During that summer we stayed with the Williamson’s, i most remember how kind Mary Ellen was and her serving us peanut butter and banana sandwiches for lunch. When we had sandwiches with peanut butter at home, it was always with jelly. i preferred grape. But peanut butter and banana sandwiches became my favorite.

Mother, Daddy, and Aunt Naomi concocted the trip to go see Uncle Wesley and Aunt Barbara Jewell somewhere in middle to northern California. i do not recall their route and other stops in-between, but i do know they stopped in Flagstaff because they brought back some souvenir glasses from wherever they ate there. So, at least part of their journey was on Route US 66.

The souvenir glasses could have been a set, several, or just one. But i remember it vividly. Why? Because a cowboy on a bucking horse was etched in black ink on the glass. i don’t remember any of the wording, but i remember that cowboy and that somewhere “Flagstaff” also was etched on the glass.

i was a cowboy nut. We had an 8mm movie of Hopalong Cassidy Daddy would show occasionally after some home made movies if my incessant demands wore him out. i listened to “Straight Arrow,” “Tom Mix,””Red Ryder,” and “The Lone Ranger” on the radio every chance i got. The backyard at 127 Castle Heights became the old west for the majority of time i played there, even though my wanna-be cowboy hat, and my double-holstered belt with my six guns must have looked a little strange when i only wore shorts in the summer. That glass etching inspired me even more. i imagined riding a bucking bronco in that cowboy heaven of Flagstaff.

In 1985, Flagstaff was in our plans coming back from Mayport, Florida to my final duty station in the Navy. We had pretty well stuck to our plan of not driving more than 300 miles a day, Okay, okay,  it’s almost 400 miles between Austin and Lubbock, and it’s a pretty miserable drive, and there’s not a lot in between. After a wonderful three days in Santa Fe, our plan was to stop in Flagstaff. But we changed when we realized, even though it was 374 miles, we had been on the road for twelve days and were anxious to get back to San Diego. We passed through Flagstaff. It was the worst decision we made on that trip, perhaps our worst travel decision ever. The ensuing drive was long and miserable when all the lodging in Phoenix was full and we continued to Gila Bend. Anybody who has stopped or even passed by Gila Bend will understand that.

My third exposure to Flagstaff was in 1989, thirty-nine years after my fascination with the cowboy glass. As a retiring commander, i agreed to be a chaperone for a tour of the west by a group of senior international officers taking an amphibious landing course at the Naval Amphibious School, Coronado where i was the director of leadership training for the West Coast and Pacific Rim as well as the lead facilitator for the Senior Officer “Command Excellence” two-day seminar.

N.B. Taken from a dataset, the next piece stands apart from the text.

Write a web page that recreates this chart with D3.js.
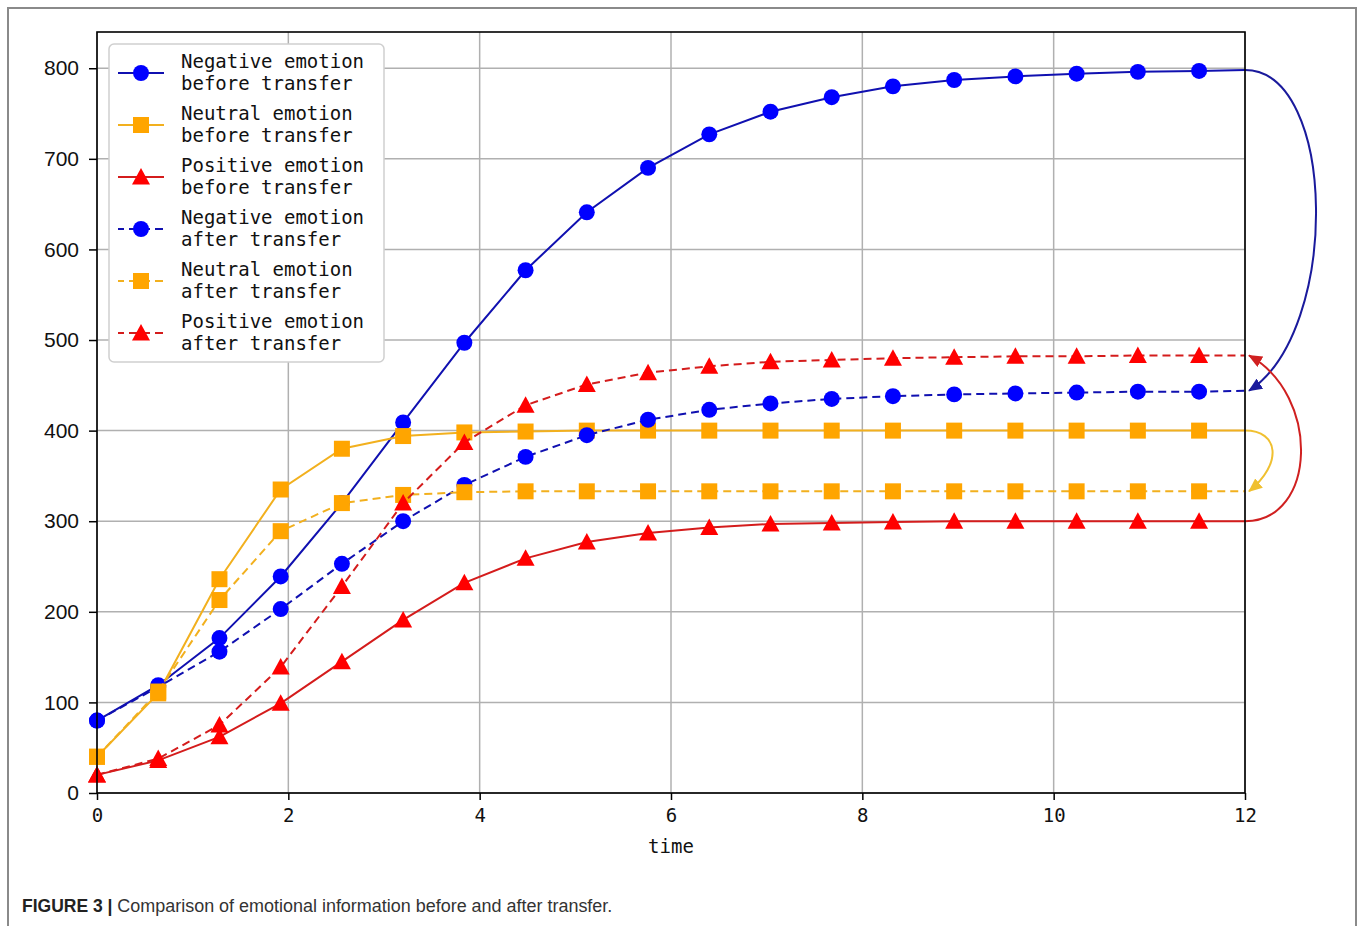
<!DOCTYPE html>
<html>
<head>
<meta charset="utf-8">
<script src="https://cdn.jsdelivr.net/npm/d3@7.9.0/dist/d3.min.js"></script>
<style>
  body { margin: 0; background: #fff; }
</style>
</head>
<body>
<svg id="chart" width="1360" height="926"></svg>
<script>
// time steps (markers drawn on all but the last one)
const times = [0, 0.64, 1.28, 1.92, 2.56, 3.2, 3.84, 4.48, 5.12, 5.76, 6.4, 7.04, 7.68, 8.32, 8.96, 9.6, 10.24, 10.88, 11.52, 12];

// emotion counts
const negBefore = [80, 119, 171, 239, 320, 409, 497, 577, 641, 690, 727, 752, 768, 780, 787, 791, 794, 796, 797, 798];
const neuBefore = [40, 110, 236, 335, 380, 394, 398, 399, 400, 400, 400, 400, 400, 400, 400, 400, 400, 400, 400, 400];
const posBefore = [20, 36, 62, 99, 145, 191, 232, 259, 277, 287, 293, 297, 298, 299, 300, 300, 300, 300, 300, 300];
const negAfter = [80, 117, 156, 203, 253, 300, 340, 371, 395, 412, 423, 430, 435, 438, 440, 441, 442, 443, 443, 444];
const neuAfter = [40, 112, 213, 289, 320, 329, 332, 333, 333, 333, 333, 333, 333, 333, 333, 333, 333, 333, 333, 333];
const posAfter = [20, 38, 75, 139, 228, 320, 387, 428, 451, 464, 471, 476, 478, 480, 481, 482, 482, 483, 483, 483];

const xTicks = [0, 2, 4, 6, 8, 10, 12];
const yTicks = [0, 100, 200, 300, 400, 500, 600, 700, 800];

const series = [
  { label: ['Negative emotion', 'before transfer'], values: negBefore, line: '#1010b0', fill: '#0000ff', shape: 'circle', dashed: false },
  { label: ['Neutral emotion', 'before transfer'], values: neuBefore, line: '#f2b01e', fill: '#ffa500', shape: 'square', dashed: false },
  { label: ['Positive emotion', 'before transfer'], values: posBefore, line: '#d41c1c', fill: '#ff0000', shape: 'triangle', dashed: false },
  { label: ['Negative emotion', 'after transfer'], values: negAfter, line: '#1010b0', fill: '#0000ff', shape: 'circle', dashed: true },
  { label: ['Neutral emotion', 'after transfer'], values: neuAfter, line: '#f2b01e', fill: '#ffa500', shape: 'square', dashed: true },
  { label: ['Positive emotion', 'after transfer'], values: posAfter, line: '#d41c1c', fill: '#ff0000', shape: 'triangle', dashed: true },
];

// before -> after arrows at the right edge
const transfers = [
  { from: negBefore, to: negAfter, color: '#1a1a9c', bend: 92, approach: -60 },
  { from: neuBefore, to: neuAfter, color: '#f0c030', bend: 34, approach: -28 },
  { from: posBefore, to: posAfter, color: '#d02020', bend: 72, approach: 40 },
];

const svg = d3.select('#chart');
const x = d3.scaleLinear().domain([0, 12]).range([97, 1245]);
const y = d3.scaleLinear().domain([0, 840]).range([793, 32]);

// outer figure frame
svg.append('path')
  .attr('d', 'M8,930 V8 H1356 V930')
  .attr('fill', 'none')
  .attr('stroke', '#8a8a8a')
  .attr('stroke-width', 2);

// grid
svg.append('g').selectAll('line').data(xTicks).join('line')
  .attr('x1', (d) => x(d)).attr('x2', (d) => x(d))
  .attr('y1', y.range()[0]).attr('y2', y.range()[1])
  .attr('stroke', '#b0b0b0').attr('stroke-width', 1.5);
svg.append('g').selectAll('line').data(yTicks).join('line')
  .attr('x1', x.range()[0]).attr('x2', x.range()[1])
  .attr('y1', (d) => y(d)).attr('y2', (d) => y(d))
  .attr('stroke', '#b0b0b0').attr('stroke-width', 1.5);

// marker shapes
function markerPath(shape) {
  if (shape === 'circle') return d3.symbol(d3.symbolCircle, 200)();
  if (shape === 'square') return 'M-8,-8H8V8H-8Z';
  return 'M0,-9L9,7.5H-9Z';
}

// lines + markers
const line = d3.line().x((d, i) => x(times[i])).y((d) => y(d));

series.forEach((s) => {
  const g = svg.append('g');
  g.append('path')
    .attr('d', line(s.values))
    .attr('fill', 'none')
    .attr('stroke', s.line)
    .attr('stroke-width', 2)
    .attr('stroke-dasharray', s.dashed ? '8,5' : null);
  g.selectAll('path.mk').data(s.values.slice(0, -1)).join('path')
    .attr('class', 'mk')
    .attr('d', markerPath(s.shape))
    .attr('transform', (d, i) => `translate(${x(times[i])},${y(d)})`)
    .attr('fill', s.fill);
});

// arrow heads
const defs = svg.append('defs');
transfers.forEach((t, i) => {
  defs.append('marker')
    .attr('id', 'arrow' + i)
    .attr('viewBox', '0 0 14 12')
    .attr('refX', 13).attr('refY', 6)
    .attr('markerWidth', 14).attr('markerHeight', 12)
    .attr('markerUnits', 'userSpaceOnUse')
    .attr('orient', 'auto')
    .append('path')
    .attr('d', 'M0,0L14,6L0,12Z')
    .attr('fill', t.color);
});

transfers.forEach((t, i) => {
  const x0 = x(12), y0 = y(t.from[t.from.length - 1]);
  const x1 = x(12) + 4, y1 = y(t.to[t.to.length - 1]);
  const p = d3.path();
  p.moveTo(x0, y0);
  p.bezierCurveTo(x0 + t.bend, y0, x1 + t.bend, y1 + t.approach, x1, y1);
  svg.append('path')
    .attr('d', p.toString())
    .attr('fill', 'none')
    .attr('stroke', t.color)
    .attr('stroke-width', 2)
    .attr('marker-end', `url(#arrow${i})`);
});

// axes frame
svg.append('rect')
  .attr('x', x.range()[0]).attr('y', y.range()[1])
  .attr('width', x.range()[1] - x.range()[0])
  .attr('height', y.range()[0] - y.range()[1])
  .attr('fill', 'none').attr('stroke', '#000').attr('stroke-width', 1.6);

const yAxis = svg.append('g')
  .attr('transform', `translate(${x.range()[0]},0)`)
  .call(d3.axisLeft(y).tickValues(yTicks).tickSize(8).tickPadding(10));
yAxis.select('.domain').remove();
yAxis.selectAll('line').attr('stroke-width', 1.5);
yAxis.selectAll('text')
  .attr('font-family', '"Liberation Sans", Arial, sans-serif')
  .attr('font-size', 21).attr('fill', '#111');

const xAxis = svg.append('g')
  .attr('transform', `translate(0,${y.range()[0]})`)
  .call(d3.axisBottom(x).tickValues(xTicks).tickSize(7).tickPadding(9));
xAxis.select('.domain').remove();
xAxis.selectAll('line').attr('stroke-width', 1.5);
xAxis.selectAll('text')
  .attr('font-family', '"DejaVu Sans Mono", monospace')
  .attr('font-size', 19).attr('fill', '#111');

svg.append('text')
  .attr('x', (x.range()[0] + x.range()[1]) / 2).attr('y', 853)
  .attr('text-anchor', 'middle')
  .attr('font-family', '"DejaVu Sans Mono", monospace')
  .attr('font-size', 19).attr('fill', '#111')
  .text('time');

// legend
const legend = svg.append('g');
legend.append('rect')
  .attr('x', 109).attr('y', 44).attr('width', 275).attr('height', 318)
  .attr('rx', 5)
  .attr('fill', '#fff').attr('stroke', '#cfcfcf').attr('stroke-width', 1.5);

series.forEach((s, i) => {
  const cy = 73 + i * 52;
  const g = legend.append('g');
  g.append('line')
    .attr('x1', 118).attr('x2', 164).attr('y1', cy).attr('y2', cy)
    .attr('stroke', s.line).attr('stroke-width', 2)
    .attr('stroke-dasharray', s.dashed ? '8,5' : null)
    .attr('stroke-dashoffset', s.dashed ? 2 : null);
  g.append('path')
    .attr('d', markerPath(s.shape))
    .attr('transform', `translate(141,${cy})`)
    .attr('fill', s.fill);
  g.selectAll('text').data(s.label).join('text')
    .attr('x', 181).attr('y', (d, j) => cy - 5 + j * 22)
    .attr('font-family', '"DejaVu Sans Mono", monospace')
    .attr('font-size', 19).attr('fill', '#111')
    .text((d) => d);
});

// caption
const cap = svg.append('text')
  .attr('x', 22).attr('y', 912)
  .attr('font-family', '"Liberation Sans", Arial, sans-serif')
  .attr('font-size', 17.5).attr('fill', '#222');
cap.append('tspan').attr('font-weight', 'bold').text('FIGURE 3 | ');
cap.append('tspan').attr('fill', '#333')
  .attr('textLength', 495).attr('lengthAdjust', 'spacingAndGlyphs')
  .text('Comparison of emotional information before and after transfer.');
</script>
</body>
</html>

We had taken the Coaster up from San Diego and then transferred to an AMTRAK overnight to Gallup, where a bus took us for the rest of the trip. It was eventful: Canyon de Chelly, deep into Navajo land, my dinner with Tom Gorman, then we had a day and night in Flagstaff, mixing with foreign students at Northern Arizona U. before going on to other adventures and  back to San Diego. i was intrigued by Flagstaff, enough to look at real estate. Didn’t do it.

But i did make it to Flagstaff on Monday.

My studio apartment through Air B&B is just right for my purposes, my writing sojourn to somewhere. Alex and Celestina ensured all of my needs were met, and the studio with two outer rooms is perfect for three or four people (and a baby makes five) who need a overnight place to stay while catching all of the sites, like the Grand Canyon, of the surrounding area. And it’s just right for an old man on a writing sojourn.

Here is my patio, simple but pleasant.

The view out my front door. We’re talking cowboy rustic here:

There are new friends here. This black cat came by almost immediately. i think he has a home but i don’t know whose. He likes it here because there are tempting birds and this squirrel he has his eye on. i call him Leopard.

This is becoming much more of a project than i intended so i’m going to try and make it in installments so it’s manageable and not interfering too much in the sojourn to somewhere.